Monograph
From Hull AWE
A monograph is a work with scholarly ambition, written on a single subject.
- Its original use, at the start of the nineteenth century, was in biological sciences, where it very precisely meant 'a thorough account of a single species or genus'.
- This meaning was extended by the middle of the century to "a detailed written study of a single specialized topic (distinguished from general studies in which the topic is dealt with as part of a wider subject)" (OED). This could be a short article, a section of an encyclopaedia or a book, sometimes of more than one volume in length.
- By the beginning of the next century, librarians were using it to mean 'an independent item, not part of a series or periodical'.
- In academic use in the twenty-first century, a monograph is normally a single volume book produced as part of the writer's progression into full acceptance as a serious scholar.

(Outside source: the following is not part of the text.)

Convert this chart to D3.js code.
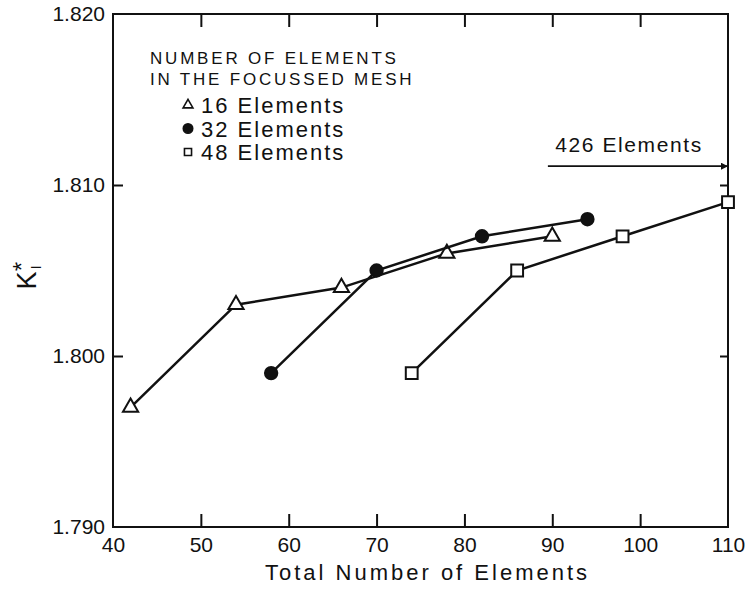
<!DOCTYPE html>
<html>
<head>
<meta charset="utf-8">
<script src="https://cdn.jsdelivr.net/npm/d3@7"></script>
<style>
  body { margin: 0; background: #fff; }
  text { font-family: "Liberation Sans", Arial, sans-serif; fill: #111; }
</style>
</head>
<body>
<div id="chart"></div>
<script>
// data
const total16 = [42, 54, 66, 78, 90]
const k16 = [1.797, 1.803, 1.804, 1.806, 1.807]
const total32 = [58, 70, 82, 94]
const k32 = [1.799, 1.805, 1.807, 1.808]
const total48 = [74, 86, 98, 110]
const k48 = [1.799, 1.805, 1.807, 1.809]

const xTicks = [40, 50, 60, 70, 80, 90, 100, 110]
const yTicks = [1.790, 1.800, 1.810, 1.820]
const legendTitle = ['NUMBER OF ELEMENTS', 'IN THE FOCUSSED MESH']
const legendLabels = ['16 Elements', '32 Elements', '48 Elements']
const arrowLabel = '426 Elements'
const arrowFrom = 89.5  // x value where the arrow starts
const arrowAt = 1.8111

// canvas
const width = 746,
  height = 590
const margin = { top: 14, right: 18, bottom: 63, left: 113 }

let svg = d3.select('#chart')
  .append('svg')
  .attr('width', width)
  .attr('height', height)

const x = d3.scaleLinear().domain([40, 110]).range([margin.left, width - margin.right])
const y = d3.scaleLinear().domain([1.790, 1.820]).range([height - margin.bottom, margin.top])

const ink = '#111'

// frame
svg.append('rect')
  .attr('x', x(40)).attr('y', y(1.820))
  .attr('width', x(110) - x(40)).attr('height', y(1.790) - y(1.820))
  .attr('fill', 'none').attr('stroke', ink).attr('stroke-width', 2)

// axes, ticks inside
const inner = xTicks.slice(1, -1)
svg.append('g')
  .attr('transform', 'translate(0,' + y(1.790) + ')')
  .call(d3.axisBottom(x).tickValues(xTicks).tickSize(0).tickPadding(10).tickFormat(d3.format('d')))
  .call(g => g.select('.domain').remove())
  .call(g => g.selectAll('text').attr('font-size', 21).attr('fill', ink))
svg.append('g')
  .attr('transform', 'translate(0,' + y(1.790) + ')')
  .call(d3.axisTop(x).tickValues(inner).tickSize(13).tickFormat(''))
  .call(g => g.select('.domain').remove())
  .call(g => g.selectAll('line').attr('stroke', ink).attr('stroke-width', 2))
svg.append('g')
  .attr('transform', 'translate(0,' + y(1.820) + ')')
  .call(d3.axisBottom(x).tickValues(inner).tickSize(13).tickFormat(''))
  .call(g => g.select('.domain').remove())
  .call(g => g.selectAll('line').attr('stroke', ink).attr('stroke-width', 2))

svg.append('g')
  .attr('transform', 'translate(' + x(40) + ',0)')
  .call(d3.axisRight(y).tickValues(yTicks.slice(1, -1)).tickSize(10).tickFormat(''))
  .call(g => g.select('.domain').remove())
  .call(g => g.selectAll('line').attr('stroke', ink).attr('stroke-width', 2))
svg.append('g')
  .attr('transform', 'translate(' + x(40) + ',0)')
  .call(d3.axisLeft(y).tickValues(yTicks).tickSize(0).tickPadding(8).tickFormat(d3.format('.3f')))
  .call(g => g.select('.domain').remove())
  .call(g => g.selectAll('text').attr('font-size', 21).attr('fill', ink))
svg.append('g')
  .attr('transform', 'translate(' + x(110) + ',0)')
  .call(d3.axisLeft(y).tickValues(yTicks.slice(1, -1)).tickSize(8).tickFormat(''))
  .call(g => g.select('.domain').remove())
  .call(g => g.selectAll('line').attr('stroke', ink).attr('stroke-width', 2))

// axis titles
svg.append('text')
  .attr('x', (x(40) + x(110)) / 2 + 7)
  .attr('y', height - 10)
  .attr('text-anchor', 'middle')
  .attr('font-size', 22)
  .attr('letter-spacing', 3)
  .text('Total Number of Elements')

const ylab = svg.append('text')
  .attr('transform', 'translate(36,' + (y(1.805) + 19) + ') rotate(-90)')
  .attr('font-size', 27)
  .attr('letter-spacing', 2)
ylab.append('tspan').text('K')
ylab.append('tspan').attr('font-size', 15).attr('dy', 5).text('I')
ylab.append('tspan').attr('font-size', 24).attr('dx', -8).attr('dy', -11).text('*')

// series
const symbols = [d3.symbolTriangle, d3.symbolCircle, d3.symbolSquare]
const series = [
  { xs: total16, ys: k16, sym: 0, fill: '#fff' },
  { xs: total32, ys: k32, sym: 1, fill: ink },
  { xs: total48, ys: k48, sym: 2, fill: '#fff' }
]
const line = d3.line().x(d => x(d[0])).y(d => y(d[1]))

series.forEach(s => {
  const pts = s.xs.map((v, i) => [v, s.ys[i]])
  svg.append('path')
    .attr('d', line(pts))
    .attr('fill', 'none').attr('stroke', ink).attr('stroke-width', 2.5)
  svg.selectAll(null)
    .data(pts)
    .enter()
    .append('path')
    .attr('transform', d => 'translate(' + x(d[0]) + ',' + y(d[1]) + ')')
    .attr('d', d3.symbol().type(symbols[s.sym]).size(s.sym === 1 ? 120 : (s.sym === 2 ? 140 : 100)))
    .attr('fill', s.fill).attr('stroke', ink).attr('stroke-width', 2)
})

// legend
const lg = svg.append('g').attr('transform', 'translate(150,64)')
legendTitle.forEach((t, i) => {
  lg.append('text').attr('x', 0).attr('y', i * 21)
    .attr('font-size', 17).attr('letter-spacing', 2.8).text(t)
})
legendLabels.forEach((t, i) => {
  const row = lg.append('g').attr('transform', 'translate(41,' + (49 + i * 23.5) + ')')
  row.append('path')
    .attr('transform', 'translate(-3,-8)')
    .attr('d', d3.symbol().type(symbols[i]).size(i === 1 ? 70 : (i === 2 ? 50 : 42)))
    .attr('fill', i === 1 ? ink : '#fff').attr('stroke', ink).attr('stroke-width', 1.6)
  row.append('text').attr('x', 10).attr('y', 0)
    .attr('font-size', 22).attr('letter-spacing', 2).text(t)
})

// arrow to 426 elements
svg.append('defs').append('marker')
  .attr('id', 'head').attr('viewBox', '0 0 10 10')
  .attr('refX', 10).attr('refY', 5)
  .attr('markerWidth', 13).attr('markerHeight', 7)
  .attr('markerUnits', 'userSpaceOnUse')
  .attr('orient', 'auto')
  .append('path').attr('d', 'M0,0L10,5L0,10Z').attr('fill', ink)
svg.append('line')
  .attr('x1', x(arrowFrom)).attr('x2', x(110))
  .attr('y1', y(arrowAt)).attr('y2', y(arrowAt))
  .attr('stroke', ink).attr('stroke-width', 1.8)
  .attr('marker-end', 'url(#head)')
svg.append('text')
  .attr('x', 629).attr('y', y(arrowAt) - 14)
  .attr('text-anchor', 'middle')
  .attr('font-size', 21).attr('letter-spacing', 1.6)
  .text(arrowLabel)
</script>
</body>
</html>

It is the step required, or advised, after the publication of one or more articles in learned journals. Recently graduated PhDs often adapt their theses for publication: such a book is a monograph.
- One of the characteristics of the great fictional detective Sherlock Holmes is the large number of monographs he produced, on subjects as varied as classifications of soils in particular localities, different types of tobacco ash, the polyphonic motets of Lassus, secret writings, the analysis of various tattoos and A Practical Handbook of Bee Culture. Many of these, if not the last, should be envisaged as pamphlets rather than weighty tomes.
Etymological note; Monograph comes from the Greek μόνος (monos, ‘single’) and γραφή (graphē, ‘writing’).